On their social media sites, the couple posted pictures of mannequins hung upside down, colorful tapestries on the floor and wall, Hindu art, furniture from Almena’s travels to Bali and large, exposed wooden beams throughout the building.
On the first floor of the warehouse, a half-dozen RVs had been parked to provide living spaces for other residents. It had become a destination for traveling artists looking for a place to crash in the Bay Area, where affordable digs are notoriously difficult to find.
“It’s a big ripple that’s affected the entire community. It’s a huge tragedy; it’s a huge loss for people in Oakland. And there’s a lot behind it,” said Graham Patzner, who lives with his parents in Oakland and believes his friend, Nicholas Walrath, had attended the show. “Artists are constantly struggling to survive in this city because we’re all getting kicked out.”
The closely knit nature of the community only compounded the tragedy for some.
Isador Vorpahl posted Facebook messages to 10 friends who were missing. “I hope it’s not true, I hope you all are safe and alive,” Vorpahl wrote. “I want you all to know the ways you’ve touched my life.”
Jesse James Alexander, 24, said he believes that three of his friends died in the fire. He said he learned about the blaze on Saturday morning when he received a text from someone making sure he was alive.

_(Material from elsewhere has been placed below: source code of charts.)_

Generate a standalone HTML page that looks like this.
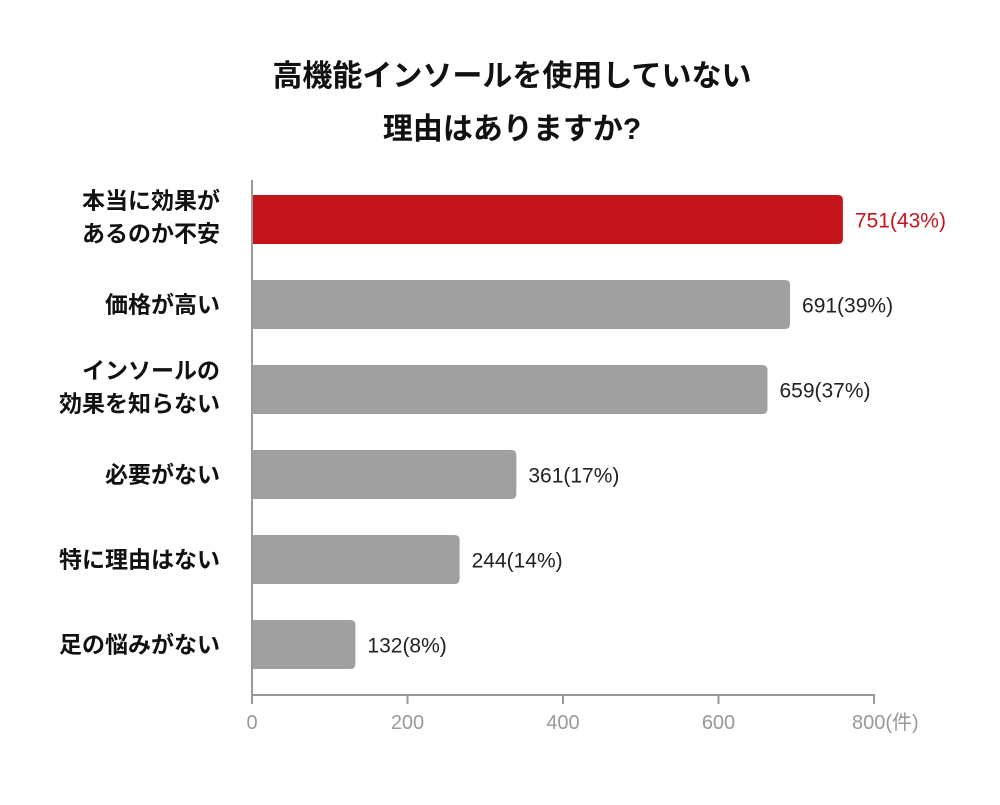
<!DOCTYPE html>
<html><head><meta charset="utf-8">
<style>
html,body{margin:0;padding:0;background:#fff;}
body{width:1000px;height:800px;overflow:hidden;font-family:"Liberation Sans","Noto Sans CJK JP",sans-serif;}
</style></head>
<body>
<svg id="chart" width="1000" height="800" xmlns="http://www.w3.org/2000/svg" font-family="Liberation Sans, Noto Sans CJK JP, sans-serif">
<text x="512" y="86" text-anchor="middle" font-size="30" font-weight="bold" fill="#111">高機能インソールを使用していない</text>
<text x="512" y="139" text-anchor="middle" font-size="30" font-weight="bold" fill="#111">理由はありますか?</text>
<g id="bars"></g>
<line x1="252" y1="180" x2="252" y2="695" stroke="#999" stroke-width="2"/>
<line x1="252" y1="695" x2="875" y2="695" stroke="#999" stroke-width="2"/>
<g id="ticks"></g>
</svg>
<script>
const categories = [["本当に効果が","あるのか不安"],["価格が高い"],["インソールの","効果を知らない"],["必要がない"],["特に理由はない"],["足の悩みがない"]];
const values = [760, 692, 663, 340, 267, 133];
const valueLabels = ["751(43%)","691(39%)","659(37%)","361(17%)","244(14%)","132(8%)"];
const tickValues = [0, 200, 400, 600, 800];
const tickLabels = ["0","200","400","600","800(件)"];

const NS = "http://www.w3.org/2000/svg";
const x0 = 252, x1 = 874, maxV = 800;
const xScale = v => x0 + (v / maxV) * (x1 - x0);
const barTop = i => 195 + i * 85;
const barH = 49;
const bars = document.getElementById("bars");
const ticks = document.getElementById("ticks");

function mk(tag, attrs){ const e = document.createElementNS(NS, tag); for (const k in attrs) e.setAttribute(k, attrs[k]); return e; }

values.forEach((v, i) => {
  const w = xScale(v) - x0, y = barTop(i), r = 5;
  const color = i === 0 ? "#c4151c" : "#a0a0a0";
  const p = mk("path", {d:`M${x0},${y} H${x0+w-r} Q${x0+w},${y} ${x0+w},${y+r} V${y+barH-r} Q${x0+w},${y+barH} ${x0+w-r},${y+barH} H${x0} Z`, fill: color});
  
  
  bars.appendChild(p);
  const t = mk("text", {x: xScale(v) + 12, y: y + barH/2 + 8, "font-size": 21, fill: i === 0 ? "#c4151c" : "#222"});
  t.textContent = valueLabels[i];
  
  
  bars.appendChild(t);
  const lines = categories[i];
  const cy = y + barH/2;
  lines.forEach((ln, j) => {
    const ly = lines.length === 1 ? cy + 8 : cy - 6 + j * 33 - 5;
    const ct = mk("text", {x: 220, y: ly, "text-anchor": "end", "font-size": 23, "font-weight": "bold", fill: "#111"});
    ct.textContent = ln;
    
    
    bars.appendChild(ct);
  });
});

tickValues.forEach((tv, i) => {
  const x = xScale(tv);
  const l = mk("line", {x1: x, y1: 695, x2: x, y2: 704, stroke: "#999", "stroke-width": 2});
  
  
  ticks.appendChild(l);
  const t = mk("text", {x: i === tickValues.length - 1 ? x - 22 : x, y: 729, "font-size": 20, fill: "#999", "text-anchor": i === tickValues.length - 1 ? "start" : "middle"});
  t.textContent = tickLabels[i];
  
  
  ticks.appendChild(t);
});
</script>
</body></html>
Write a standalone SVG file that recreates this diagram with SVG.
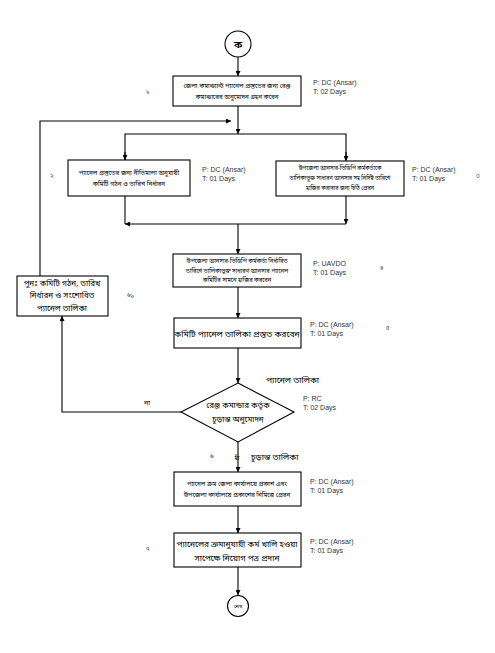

“These are all our friends. These are all our family. And they’re all gone,” Alexander wrote.
Richardine Bartee said she has been numb since learning that her friend Alex Ghassan was among the missing. Ghassan had recently moved to Oakland and was the father of two young daughters. On Twitter and Instagram accounts in his name, Ghassan appeared to have posted a video of the event, which he captioned: “Oakland reminds me of #JerseyCity so much at times.”
Facebook also drew worried notes from parents abroad. A panicked parent searched Facebook for answers in Finnish: “Any news of Hanna Ruax,” posted Yrjo Timonen, whose Facebook page lists Helsinki as home. “She is my daughter.”
On Sunday night, Timonen posted, “Ei sanoja. Vain suuri suru.” (“No words. Just a great sorrow.”)
For Grace Lovio, who said she was worried sick about her boyfriend, Jason McCarty, the silence was too great. She had been studying in France and ditched her final exam to fly from Paris to San Francisco.
They had last spoken on Friday, she said, and on Saturday she woke up to find that he had sent her a Facebook message: “Love you a zilliopzazillion,” he wrote.
During a tearful plane ride, she carried with her a diary filled with poetry McCarty had written for her.
On Sunday, she was en route to her father’s home in Concord to meet McCarty’s parents, who are from Texas, for the first time.
“Until we know for sure that he’s gone, I’m still holding on to some hope,” Lovio said. “I’m pretty scared though.”
Other notes were more plaintive.
“I’m a friend of Jason McCarty and am worried sick,” Robin Voss wrote on the Facebook page for the event. “Any news?”
And one was less equivocal.
“Prayers for the family will be greatly appreciated,” Ginger Kellogg Jimenez wrote after being notified that the body of her sister, Donna Kellogg, had been found.
A “beautiful, giggly, wise person who will be very missed,” wrote one of Kellogg’s friends.